Second, the shift in focus to immediate experimentation on languages other than English means that much of the proposed schedule of work outlined in the original IDEAS proposal must now be rethought. That schedule anticipated working on English during the first 3/4 of the project. The techniques perfected on English would then be moved directly to the second language, allowing nearly nine months to develop the resources (dictionary, tagger, corpus, parsed text) needed in the second language. Now the development of these resources needed to be moved to a fast track.
The result of this rethinking was to concentrate first on Russian, using a morphological analyzer based on an algorithm created by Lana Scheremetyeva and programmed by Nick Ourusoff. This algorithm does not require a large dictionary and it is possible that it can be adapted to Serbo-Croatian with minimal changes.
One advantage of this change was that it brought the resource goals of the project much closer to those of the Corelli project (a follow-on to the TEMPLE project). Thus the possibility of sharing resource development became a real possibility, a particularly useful one, given the change in the budget of the project.
This shift in budgeting priorities means that the budget no longer contained substantial funding for resource development by purchase or by creation. The likelihood of being able to share programs and resources with the Corelli project was a real plus, though the slightly later start date of the Corelli project would mean some delay. The project, however, is without skilled programmers or personnel with great expertise in statistical approaches to language analysis.
It thus became clear that the project would need to rely more heavily on on resources and programs that were available off-the-shelf or from other lab projects. The resources brought to the project through the cooperation with Dr. Wilks at Sheffield also will be more important for the success of the project.
The use of a native speaker informant became both more vital in terms of the more rapid development of Serbo-Croatian resources, and yet less possible, due to the lower budget figures for research assistants.
II. Resource acquisition
Much of the project time for the first two months was spent in searching for resources in Serbo-Croatian: corpora, dictionaries, taggers, This involved checking for Serbo-Croatian grammars and dictionaries available in print (via InterLibrary Loan), looking for native speakers locally, and for linguistically-trained native speakers elsewhere, subscribing to s-c mailing lists, surfing the web, advertising in appropriate lists, looking for on-line dictionaries.
The results of these searches was a considerable catalog of hard-copy grammars and dictionaries, a small corpus of Serbian literature on-line, and leads towards an on-line Serbian-Bosnian-Croatian-English set of bilingual dictionaries.
Additional work was also done by Mark Leisher in preparing an editor that could handle Serbo-Croatian codesets and display Cyrillic fonts. Wanying Jin also used hard-copy grammars and dictionaries to begin preparations of lists of endings for various grammatical categories.
III. Plans for the next reporting period (May-June, 1996)

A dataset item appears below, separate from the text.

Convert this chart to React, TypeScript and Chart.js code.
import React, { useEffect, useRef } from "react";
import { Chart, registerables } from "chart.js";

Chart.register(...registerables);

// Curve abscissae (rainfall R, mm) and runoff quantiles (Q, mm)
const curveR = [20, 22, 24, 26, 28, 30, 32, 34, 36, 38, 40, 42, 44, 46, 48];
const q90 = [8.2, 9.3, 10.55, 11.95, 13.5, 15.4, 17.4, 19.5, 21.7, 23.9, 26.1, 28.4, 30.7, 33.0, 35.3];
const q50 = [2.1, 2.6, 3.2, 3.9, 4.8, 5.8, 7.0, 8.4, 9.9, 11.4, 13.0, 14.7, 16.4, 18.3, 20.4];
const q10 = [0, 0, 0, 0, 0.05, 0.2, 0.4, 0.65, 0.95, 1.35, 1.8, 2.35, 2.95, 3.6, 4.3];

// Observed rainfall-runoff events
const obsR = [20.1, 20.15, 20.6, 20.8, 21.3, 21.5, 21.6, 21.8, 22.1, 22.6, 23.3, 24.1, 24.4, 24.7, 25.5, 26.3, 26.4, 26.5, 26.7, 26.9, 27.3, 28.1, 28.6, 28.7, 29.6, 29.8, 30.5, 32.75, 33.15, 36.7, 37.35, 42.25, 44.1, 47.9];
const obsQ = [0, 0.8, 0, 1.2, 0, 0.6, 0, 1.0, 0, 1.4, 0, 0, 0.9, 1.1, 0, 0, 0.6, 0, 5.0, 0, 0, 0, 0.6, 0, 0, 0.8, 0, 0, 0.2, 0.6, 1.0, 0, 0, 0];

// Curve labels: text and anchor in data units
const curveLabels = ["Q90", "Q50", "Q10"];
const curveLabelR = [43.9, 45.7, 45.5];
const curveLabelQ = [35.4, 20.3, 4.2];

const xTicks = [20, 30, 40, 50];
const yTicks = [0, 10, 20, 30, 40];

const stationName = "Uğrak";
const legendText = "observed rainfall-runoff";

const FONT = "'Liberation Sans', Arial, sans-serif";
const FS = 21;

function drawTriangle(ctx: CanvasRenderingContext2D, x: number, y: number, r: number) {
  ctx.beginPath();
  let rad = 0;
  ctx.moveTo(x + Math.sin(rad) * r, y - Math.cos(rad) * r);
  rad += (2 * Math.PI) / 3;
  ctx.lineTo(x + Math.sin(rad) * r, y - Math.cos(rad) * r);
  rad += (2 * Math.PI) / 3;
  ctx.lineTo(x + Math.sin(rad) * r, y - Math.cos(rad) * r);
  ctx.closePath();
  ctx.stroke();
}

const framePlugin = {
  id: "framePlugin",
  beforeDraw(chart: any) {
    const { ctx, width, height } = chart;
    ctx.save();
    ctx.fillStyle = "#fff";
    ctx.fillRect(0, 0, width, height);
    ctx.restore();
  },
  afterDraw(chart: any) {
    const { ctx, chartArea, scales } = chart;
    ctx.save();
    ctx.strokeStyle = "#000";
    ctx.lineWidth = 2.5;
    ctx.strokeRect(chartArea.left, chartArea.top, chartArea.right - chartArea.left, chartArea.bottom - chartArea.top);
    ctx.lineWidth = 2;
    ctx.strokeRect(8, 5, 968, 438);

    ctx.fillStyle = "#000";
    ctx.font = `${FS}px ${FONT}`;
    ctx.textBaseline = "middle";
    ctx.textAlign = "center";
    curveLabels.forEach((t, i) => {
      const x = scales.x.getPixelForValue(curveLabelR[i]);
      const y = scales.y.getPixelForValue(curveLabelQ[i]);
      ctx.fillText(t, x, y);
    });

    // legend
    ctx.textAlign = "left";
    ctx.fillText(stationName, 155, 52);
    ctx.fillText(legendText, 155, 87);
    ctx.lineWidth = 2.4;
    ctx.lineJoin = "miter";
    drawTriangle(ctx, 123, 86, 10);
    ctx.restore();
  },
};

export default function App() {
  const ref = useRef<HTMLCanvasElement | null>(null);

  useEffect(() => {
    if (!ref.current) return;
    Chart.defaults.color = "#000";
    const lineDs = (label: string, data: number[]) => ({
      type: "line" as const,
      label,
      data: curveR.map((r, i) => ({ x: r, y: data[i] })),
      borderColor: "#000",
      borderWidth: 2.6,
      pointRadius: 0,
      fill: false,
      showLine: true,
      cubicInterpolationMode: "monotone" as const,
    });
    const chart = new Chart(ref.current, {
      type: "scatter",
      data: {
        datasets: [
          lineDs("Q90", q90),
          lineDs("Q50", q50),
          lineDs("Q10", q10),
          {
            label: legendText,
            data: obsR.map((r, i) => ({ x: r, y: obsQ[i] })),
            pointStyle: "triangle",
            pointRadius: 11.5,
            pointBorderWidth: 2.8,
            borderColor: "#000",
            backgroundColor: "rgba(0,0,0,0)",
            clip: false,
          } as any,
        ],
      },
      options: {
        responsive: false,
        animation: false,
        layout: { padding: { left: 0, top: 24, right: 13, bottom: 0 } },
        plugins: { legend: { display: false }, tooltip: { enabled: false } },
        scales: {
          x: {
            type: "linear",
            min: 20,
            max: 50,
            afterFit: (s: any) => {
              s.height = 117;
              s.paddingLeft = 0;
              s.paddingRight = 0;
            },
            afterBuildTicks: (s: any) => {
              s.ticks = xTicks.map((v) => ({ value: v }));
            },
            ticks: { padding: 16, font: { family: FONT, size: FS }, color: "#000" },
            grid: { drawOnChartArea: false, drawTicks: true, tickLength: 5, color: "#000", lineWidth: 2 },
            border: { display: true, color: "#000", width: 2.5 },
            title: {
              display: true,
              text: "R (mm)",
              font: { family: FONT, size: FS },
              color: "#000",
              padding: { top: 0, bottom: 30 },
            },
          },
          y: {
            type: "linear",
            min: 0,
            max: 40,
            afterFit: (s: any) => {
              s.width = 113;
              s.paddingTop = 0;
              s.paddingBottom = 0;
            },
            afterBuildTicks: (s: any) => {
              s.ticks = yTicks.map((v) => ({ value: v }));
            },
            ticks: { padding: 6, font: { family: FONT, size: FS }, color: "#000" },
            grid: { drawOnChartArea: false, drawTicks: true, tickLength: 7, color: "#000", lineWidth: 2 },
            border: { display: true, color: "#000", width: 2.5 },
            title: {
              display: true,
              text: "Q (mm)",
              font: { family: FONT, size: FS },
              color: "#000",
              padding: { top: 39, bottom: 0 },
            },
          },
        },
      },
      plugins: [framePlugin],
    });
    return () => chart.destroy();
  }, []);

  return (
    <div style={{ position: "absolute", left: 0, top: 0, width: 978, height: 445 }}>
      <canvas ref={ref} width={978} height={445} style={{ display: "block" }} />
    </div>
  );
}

The plans for the next reporting period include continued work on acquisition of resources, in particular the Serbo-Croatian on-line dictionary for which we are currently negotiating. Once this is obtained, then a tagger for Serbo-Croatian can be developed. Acquisition of appropriate statistical tools should also be undertaken, relying on packages being developed at Sheffield. Other approaches (such as neural nets and genetic algorithms should also be investigated).